A Pigeon’s Eye View of WWI
I loved this book. It is an historical novel about the “Lost Battalion” in World War I and is told in two different voices, alternating with each chapter. The first voice is Cher Ami, a carrier pigeon. The second is Major Whittlesey, the commander of the battalion.
When I read the first chapter, I found it off-putting to be hearing from a pigeon. When I read the second chapter, I found it annoying too. It was obtusely written alluding to a lot of things that I didn’t know about yet. But somehow, by the time I got to the end of that second chapter (page 29), I was so hooked that I needed to trade in my library copy for a purchased copy so that I could underline the story heavily.
Here are the historical facts. There were 600 men under Whittlesey’s command.
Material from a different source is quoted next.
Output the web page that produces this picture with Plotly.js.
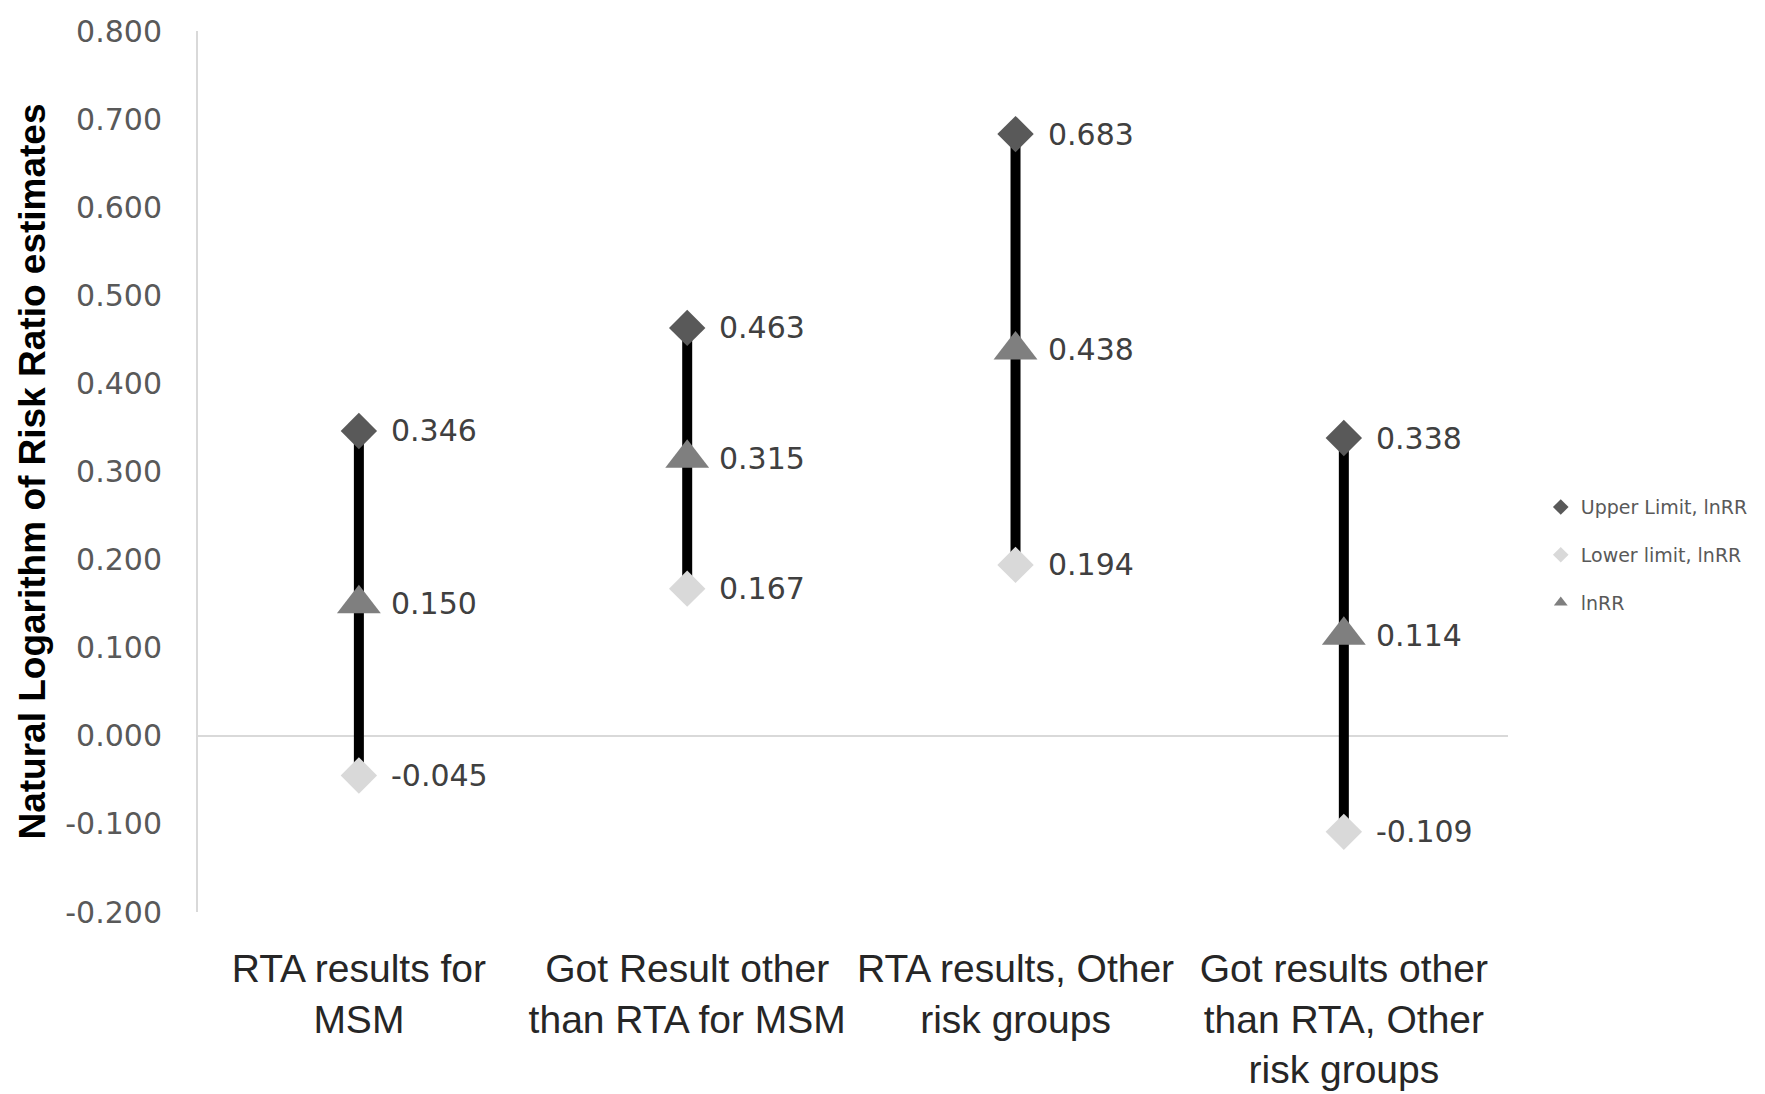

They were isolated by German forces in the Argonne Forest on October 2, 1918. Beyond casualties suffered at the hands of the Germans, on October 4th, they were barraged by friendly fire after inaccurate coordinates for their location were delivered to the high command. The unit was ultimately saved by Cher Ami, who delivered this message from Whittlesey: “We are along the road parallel to 276.4. Our artillery is dropping a barrage directly on us. For heaven’s sake stop it.” When they were finally rescued on October 7th, “194 emerged on foot, with another 144 carried out on stretchers. The rest were dead or vanished into the woods.”
There were many harrowing parts to the story, but I found this the most horrible – the troops who ultimately rescued the battalion said they didn’t need precise geographic coordinates. They could follow their noses to the stench. The author describes the “whiff of a real battlefield,” in this manner: “a gagging combination of shit and gunpowder, gas and blood, decaying flesh and muddy rot.”
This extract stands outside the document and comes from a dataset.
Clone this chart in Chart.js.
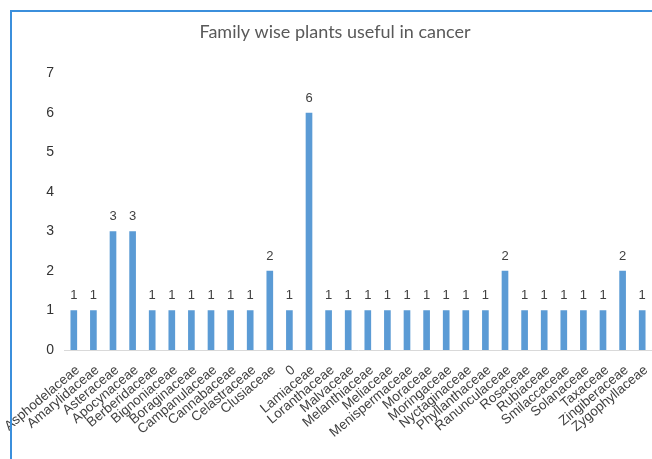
<!DOCTYPE html>
<html lang="en">
<head>
    <meta charset="UTF-8">
    <title>Family wise plants useful in cancer</title>
    <script src="https://cdn.jsdelivr.net/npm/chart.js"></script>
    <style>
        body { margin: 0; background: #fff; }
        #wrap { position: relative; width: 652px; height: 459px; overflow: hidden; }
        #chart { position: absolute; left: 0; top: 0; }
        #frame { position: absolute; left: 10px; top: 10px; width: 660px; height: 470px;
                 border-left: 2px solid #3b8fdc; border-top: 2px solid #3b8fdc; pointer-events: none; }
    </style>
</head>
<body>
    <div id="wrap">
        <canvas id="chart" width="652" height="459"></canvas>
        <div id="frame"></div>
    </div>

    <script>
        const families = [
            'Asphodelaceae', 'Amarylidaceae', 'Asteraceae', 'Apocynaceae', 'Berberidaceae',
            'Bignoniaceae', 'Boraginaceae', 'Campanulaceae', 'Cannabaceae', 'Celastraceae',
            'Clusiaceae', '0', 'Lamiaceae', 'Loranthaceae', 'Malvaceae',
            'Melanthiaceae', 'Meliaceae', 'Menispermaceae', 'Moraceae', 'Moringaceae',
            'Nyctaginaceae', 'Phyllanthaceae', 'Ranunculaceae', 'Rosaceae', 'Rubiaceae',
            'Smilaccaceae', 'Solanaceae', 'Taxaceae', 'Zingiberaceae', 'Zygophyllaceae'
        ];
        const plantCounts = [
            1, 1, 3, 3, 1,
            1, 1, 1, 1, 1,
            2, 1, 6, 1, 1,
            1, 1, 1, 1, 1,
            1, 1, 2, 1, 1,
            1, 1, 1, 2, 1
        ];
        const yTicks = [0, 1, 2, 3, 4, 5, 6, 7];

        const labelFont = '"Liberation Sans", Arial, sans-serif';

        // simple value labels above the bars
        const barLabels = {
            id: 'barLabels',
            afterDatasetsDraw(chart) {
                const ctx = chart.ctx;
                const meta = chart.getDatasetMeta(0);
                ctx.save();
                ctx.font = '13px ' + labelFont;
                ctx.fillStyle = '#404040';
                ctx.textAlign = 'center';
                ctx.textBaseline = 'middle';
                meta.data.forEach((bar, i) => {
                    ctx.fillText(String(plantCounts[i]), bar.x, bar.y - 15);
                });
                ctx.restore();
            }
        };

        new Chart(document.getElementById('chart'), {
            type: 'bar',
            data: {
                labels: families,
                datasets: [{
                    data: plantCounts,
                    backgroundColor: '#5b9bd5',
                    barThickness: 6
                }]
            },
            options: {
                responsive: false,
                animation: false,
                layout: { padding: { left: 18, right: 0, top: 0, bottom: 0 } },
                plugins: {
                    legend: { display: false },
                    tooltip: { enabled: false },
                    title: {
                        display: true,
                        text: 'Family wise plants useful in cancer',
                        color: '#595959',
                        font: { family: 'Lato', size: 18, weight: 'normal' },
                        padding: { top: 21, bottom: 31 }
                    }
                },
                scales: {
                    x: {
                        grid: { display: false, drawTicks: false },
                        border: { display: true, color: '#d9d9d9', width: 1 },
                        ticks: {
                            autoSkip: false,
                            minRotation: 40,
                            maxRotation: 40,
                            padding: 12,
                            labelOffset: 4,
                            color: '#404040',
                            font: { family: labelFont, size: 13.5 }
                        },
                        afterFit(scale) {
                            scale.height = 109;
                            scale.paddingLeft = 0;
                            scale.paddingRight = 0;
                        }
                    },
                    y: {
                        min: 0,
                        max: 7,
                        afterBuildTicks(scale) { scale.ticks = yTicks.map(v => ({ value: v })); },
                        grid: { display: false, drawTicks: false },
                        border: { display: false },
                        ticks: {
                            padding: 10,
                            color: '#333333',
                            font: { family: labelFont, size: 14 }
                        },
                        afterFit(scale) {
                            scale.width = 46;
                            scale.paddingTop = 0;
                            scale.paddingBottom = 0;
                        }
                    }
                }
            },
            plugins: [barLabels]
        });
    </script>
</body>
</html>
From the most horrible part of the story to the most wonderful is the fact that the tale is finely nuanced. Among the facts of this part of history is that newspapers reported on the dire situation for Whittlesey and his men. Writers like Damon Runyon dubbed them the Lost Battalion, and turned Whittlesey and Cher Ami into heroes. But not only that, reporters and newspapers saved the Battalion. As the Major explains, there would be “disastrous consequences to the home-front morale if the army simply left us to die. Thus [General Pershing] ordered us rescued, no matter the cost. In a very practical sense, we owed our lives to Runyon and his ilk.”
Another wonderful thing about the book is the way Major Whittlesey’s character is drawn. At one point, he laughed at himself over his “superfluous schooling” that left him thinking of the dead on the battlefield by quoting Shakespeare to himself, “Alas, poor world, what treasure hast thou lost!”
As a final historical note, Major Whittlesey was the first person in WWI to be awarded the Medal of Honor and Cher Ami was retired from service due to injuries suffered. Ultimately, Cher Ami was taxidermized and placed in the Smithsonian helping this amazing story to live on.